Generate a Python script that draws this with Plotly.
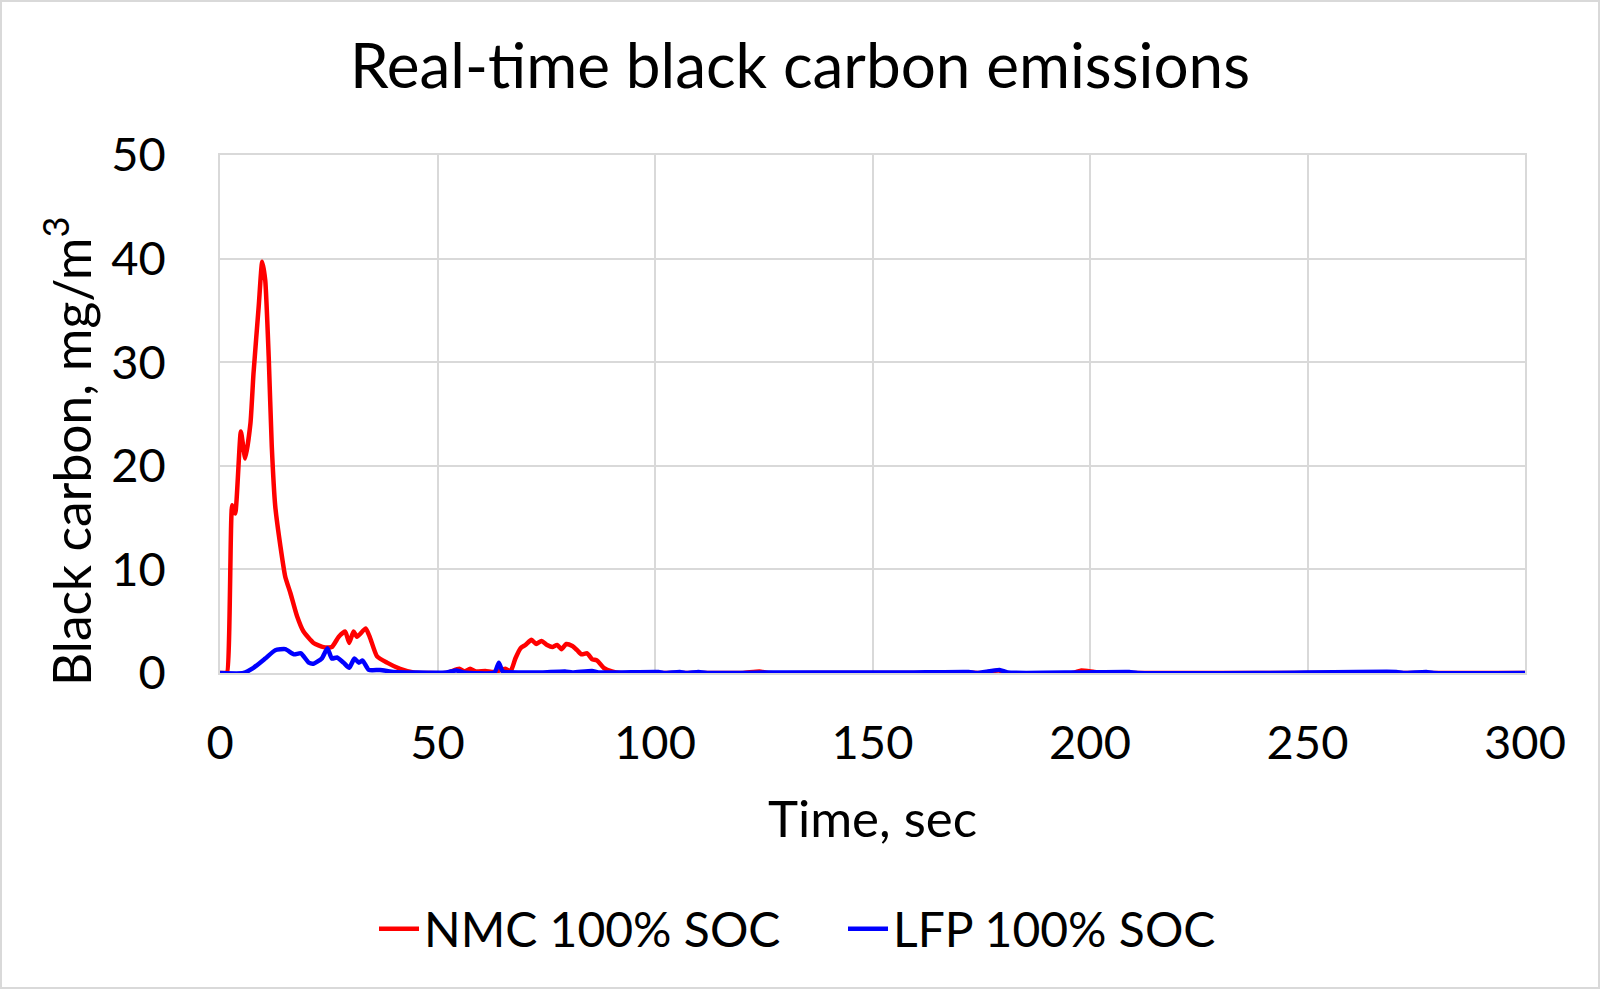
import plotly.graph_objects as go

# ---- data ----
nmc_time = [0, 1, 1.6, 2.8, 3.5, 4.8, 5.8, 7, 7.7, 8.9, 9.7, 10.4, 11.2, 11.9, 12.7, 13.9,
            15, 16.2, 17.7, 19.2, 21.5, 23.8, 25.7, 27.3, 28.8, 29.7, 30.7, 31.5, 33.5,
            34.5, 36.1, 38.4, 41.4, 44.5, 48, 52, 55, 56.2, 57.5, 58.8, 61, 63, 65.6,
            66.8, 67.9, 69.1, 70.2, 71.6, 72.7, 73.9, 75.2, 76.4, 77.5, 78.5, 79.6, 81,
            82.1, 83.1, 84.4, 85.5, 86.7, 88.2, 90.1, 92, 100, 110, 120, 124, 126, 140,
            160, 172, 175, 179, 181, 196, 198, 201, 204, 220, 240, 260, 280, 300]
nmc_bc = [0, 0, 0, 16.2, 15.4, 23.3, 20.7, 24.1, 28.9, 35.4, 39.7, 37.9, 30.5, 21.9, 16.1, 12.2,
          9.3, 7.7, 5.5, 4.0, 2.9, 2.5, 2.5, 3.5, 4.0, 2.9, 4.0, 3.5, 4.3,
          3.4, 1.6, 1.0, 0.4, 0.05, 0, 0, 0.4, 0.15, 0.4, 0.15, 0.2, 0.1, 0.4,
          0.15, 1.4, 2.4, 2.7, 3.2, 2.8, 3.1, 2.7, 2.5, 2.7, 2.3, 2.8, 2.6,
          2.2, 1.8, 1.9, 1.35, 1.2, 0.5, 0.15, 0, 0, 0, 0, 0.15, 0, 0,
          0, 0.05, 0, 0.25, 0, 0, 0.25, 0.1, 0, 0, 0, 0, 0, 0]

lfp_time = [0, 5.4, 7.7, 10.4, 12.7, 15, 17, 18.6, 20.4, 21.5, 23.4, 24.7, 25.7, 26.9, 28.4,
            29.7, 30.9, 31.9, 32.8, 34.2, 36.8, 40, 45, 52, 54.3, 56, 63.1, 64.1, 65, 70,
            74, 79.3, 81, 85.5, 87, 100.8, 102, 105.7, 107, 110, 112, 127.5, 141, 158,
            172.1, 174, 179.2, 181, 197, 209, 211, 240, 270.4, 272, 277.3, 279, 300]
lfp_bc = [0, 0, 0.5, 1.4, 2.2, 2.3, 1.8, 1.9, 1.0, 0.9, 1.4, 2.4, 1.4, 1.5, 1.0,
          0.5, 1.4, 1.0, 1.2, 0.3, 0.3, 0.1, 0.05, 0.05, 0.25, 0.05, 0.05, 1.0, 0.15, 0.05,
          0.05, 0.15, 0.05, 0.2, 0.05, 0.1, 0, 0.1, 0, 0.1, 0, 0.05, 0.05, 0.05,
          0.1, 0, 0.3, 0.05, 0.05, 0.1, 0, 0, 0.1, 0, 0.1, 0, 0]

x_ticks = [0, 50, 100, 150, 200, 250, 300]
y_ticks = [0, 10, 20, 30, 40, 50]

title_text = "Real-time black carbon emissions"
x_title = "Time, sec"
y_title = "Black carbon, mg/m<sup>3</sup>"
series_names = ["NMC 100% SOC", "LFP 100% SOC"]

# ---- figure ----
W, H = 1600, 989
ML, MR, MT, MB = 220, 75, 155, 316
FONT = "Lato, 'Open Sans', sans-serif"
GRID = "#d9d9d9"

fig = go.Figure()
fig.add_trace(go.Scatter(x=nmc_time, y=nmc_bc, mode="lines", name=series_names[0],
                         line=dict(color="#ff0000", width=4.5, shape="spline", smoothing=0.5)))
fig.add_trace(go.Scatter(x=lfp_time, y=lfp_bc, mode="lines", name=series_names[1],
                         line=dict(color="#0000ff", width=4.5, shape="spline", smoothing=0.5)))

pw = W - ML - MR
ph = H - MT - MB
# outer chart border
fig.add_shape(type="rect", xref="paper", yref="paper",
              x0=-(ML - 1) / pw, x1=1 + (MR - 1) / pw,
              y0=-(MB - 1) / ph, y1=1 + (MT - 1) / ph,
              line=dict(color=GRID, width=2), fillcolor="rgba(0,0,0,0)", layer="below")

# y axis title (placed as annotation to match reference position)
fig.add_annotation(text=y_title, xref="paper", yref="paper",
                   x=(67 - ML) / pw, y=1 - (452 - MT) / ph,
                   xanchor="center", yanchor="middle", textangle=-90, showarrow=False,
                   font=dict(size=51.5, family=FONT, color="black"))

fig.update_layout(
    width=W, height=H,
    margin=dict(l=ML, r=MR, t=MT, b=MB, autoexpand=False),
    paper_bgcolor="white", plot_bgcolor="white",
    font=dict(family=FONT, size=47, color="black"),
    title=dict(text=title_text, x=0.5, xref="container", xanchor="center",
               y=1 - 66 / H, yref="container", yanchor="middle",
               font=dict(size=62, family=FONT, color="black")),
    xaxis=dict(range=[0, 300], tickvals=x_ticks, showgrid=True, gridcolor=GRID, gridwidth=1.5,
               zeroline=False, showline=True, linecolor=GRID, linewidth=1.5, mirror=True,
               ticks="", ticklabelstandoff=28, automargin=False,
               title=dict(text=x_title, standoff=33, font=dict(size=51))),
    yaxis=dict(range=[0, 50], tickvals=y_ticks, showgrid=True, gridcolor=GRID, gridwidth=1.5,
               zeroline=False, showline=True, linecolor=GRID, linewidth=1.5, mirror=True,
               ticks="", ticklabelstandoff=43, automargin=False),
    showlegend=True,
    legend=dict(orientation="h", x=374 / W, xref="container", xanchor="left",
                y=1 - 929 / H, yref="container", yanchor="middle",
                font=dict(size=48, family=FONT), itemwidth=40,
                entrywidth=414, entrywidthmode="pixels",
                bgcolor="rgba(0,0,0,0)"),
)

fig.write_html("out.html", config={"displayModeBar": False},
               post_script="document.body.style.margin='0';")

____________________

• WRITTEN REQUEST
Omit pictures; set down the rest of the material word for word.

• SOLUTION FOR THIS TASK
Generate a Python script that draws this with Plotly.
import plotly.graph_objects as go

# ---- data ----
nmc_time = [0, 1, 1.6, 2.8, 3.5, 4.8, 5.8, 7, 7.7, 8.9, 9.7, 10.4, 11.2, 11.9, 12.7, 13.9,
            15, 16.2, 17.7, 19.2, 21.5, 23.8, 25.7, 27.3, 28.8, 29.7, 30.7, 31.5, 33.5,
            34.5, 36.1, 38.4, 41.4, 44.5, 48, 52, 55, 56.2, 57.5, 58.8, 61, 63, 65.6,
            66.8, 67.9, 69.1, 70.2, 71.6, 72.7, 73.9, 75.2, 76.4, 77.5, 78.5, 79.6, 81,
            82.1, 83.1, 84.4, 85.5, 86.7, 88.2, 90.1, 92, 100, 110, 120, 124, 126, 140,
            160, 172, 175, 179, 181, 196, 198, 201, 204, 220, 240, 260, 280, 300]
nmc_bc = [0, 0, 0, 16.2, 15.4, 23.3, 20.7, 24.1, 28.9, 35.4, 39.7, 37.9, 30.5, 21.9, 16.1, 12.2,
          9.3, 7.7, 5.5, 4.0, 2.9, 2.5, 2.5, 3.5, 4.0, 2.9, 4.0, 3.5, 4.3,
          3.4, 1.6, 1.0, 0.4, 0.05, 0, 0, 0.4, 0.15, 0.4, 0.15, 0.2, 0.1, 0.4,
          0.15, 1.4, 2.4, 2.7, 3.2, 2.8, 3.1, 2.7, 2.5, 2.7, 2.3, 2.8, 2.6,
          2.2, 1.8, 1.9, 1.35, 1.2, 0.5, 0.15, 0, 0, 0, 0, 0.15, 0, 0,
          0, 0.05, 0, 0.25, 0, 0, 0.25, 0.1, 0, 0, 0, 0, 0, 0]

lfp_time = [0, 5.4, 7.7, 10.4, 12.7, 15, 17, 18.6, 20.4, 21.5, 23.4, 24.7, 25.7, 26.9, 28.4,
            29.7, 30.9, 31.9, 32.8, 34.2, 36.8, 40, 45, 52, 54.3, 56, 63.1, 64.1, 65, 70,
            74, 79.3, 81, 85.5, 87, 100.8, 102, 105.7, 107, 110, 112, 127.5, 141, 158,
            172.1, 174, 179.2, 181, 197, 209, 211, 240, 270.4, 272, 277.3, 279, 300]
lfp_bc = [0, 0, 0.5, 1.4, 2.2, 2.3, 1.8, 1.9, 1.0, 0.9, 1.4, 2.4, 1.4, 1.5, 1.0,
          0.5, 1.4, 1.0, 1.2, 0.3, 0.3, 0.1, 0.05, 0.05, 0.25, 0.05, 0.05, 1.0, 0.15, 0.05,
          0.05, 0.15, 0.05, 0.2, 0.05, 0.1, 0, 0.1, 0, 0.1, 0, 0.05, 0.05, 0.05,
          0.1, 0, 0.3, 0.05, 0.05, 0.1, 0, 0, 0.1, 0, 0.1, 0, 0]

x_ticks = [0, 50, 100, 150, 200, 250, 300]
y_ticks = [0, 10, 20, 30, 40, 50]

title_text = "Real-time black carbon emissions"
x_title = "Time, sec"
y_title = "Black carbon, mg/m<sup>3</sup>"
series_names = ["NMC 100% SOC", "LFP 100% SOC"]

# ---- figure ----
W, H = 1600, 989
ML, MR, MT, MB = 220, 75, 155, 316
FONT = "Lato, 'Open Sans', sans-serif"
GRID = "#d9d9d9"

fig = go.Figure()
fig.add_trace(go.Scatter(x=nmc_time, y=nmc_bc, mode="lines", name=series_names[0],
                         line=dict(color="#ff0000", width=4.5, shape="spline", smoothing=0.5)))
fig.add_trace(go.Scatter(x=lfp_time, y=lfp_bc, mode="lines", name=series_names[1],
                         line=dict(color="#0000ff", width=4.5, shape="spline", smoothing=0.5)))

pw = W - ML - MR
ph = H - MT - MB
# outer chart border
fig.add_shape(type="rect", xref="paper", yref="paper",
              x0=-(ML - 1) / pw, x1=1 + (MR - 1) / pw,
              y0=-(MB - 1) / ph, y1=1 + (MT - 1) / ph,
              line=dict(color=GRID, width=2), fillcolor="rgba(0,0,0,0)", layer="below")

# y axis title (placed as annotation to match reference position)
fig.add_annotation(text=y_title, xref="paper", yref="paper",
                   x=(67 - ML) / pw, y=1 - (452 - MT) / ph,
                   xanchor="center", yanchor="middle", textangle=-90, showarrow=False,
                   font=dict(size=51.5, family=FONT, color="black"))

fig.update_layout(
    width=W, height=H,
    margin=dict(l=ML, r=MR, t=MT, b=MB, autoexpand=False),
    paper_bgcolor="white", plot_bgcolor="white",
    font=dict(family=FONT, size=47, color="black"),
    title=dict(text=title_text, x=0.5, xref="container", xanchor="center",
               y=1 - 66 / H, yref="container", yanchor="middle",
               font=dict(size=62, family=FONT, color="black")),
    xaxis=dict(range=[0, 300], tickvals=x_ticks, showgrid=True, gridcolor=GRID, gridwidth=1.5,
               zeroline=False, showline=True, linecolor=GRID, linewidth=1.5, mirror=True,
               ticks="", ticklabelstandoff=28, automargin=False,
               title=dict(text=x_title, standoff=33, font=dict(size=51))),
    yaxis=dict(range=[0, 50], tickvals=y_ticks, showgrid=True, gridcolor=GRID, gridwidth=1.5,
               zeroline=False, showline=True, linecolor=GRID, linewidth=1.5, mirror=True,
               ticks="", ticklabelstandoff=43, automargin=False),
    showlegend=True,
    legend=dict(orientation="h", x=374 / W, xref="container", xanchor="left",
                y=1 - 929 / H, yref="container", yanchor="middle",
                font=dict(size=48, family=FONT), itemwidth=40,
                entrywidth=414, entrywidthmode="pixels",
                bgcolor="rgba(0,0,0,0)"),
)

fig.write_html("out.html", config={"displayModeBar": False},
               post_script="document.body.style.margin='0';")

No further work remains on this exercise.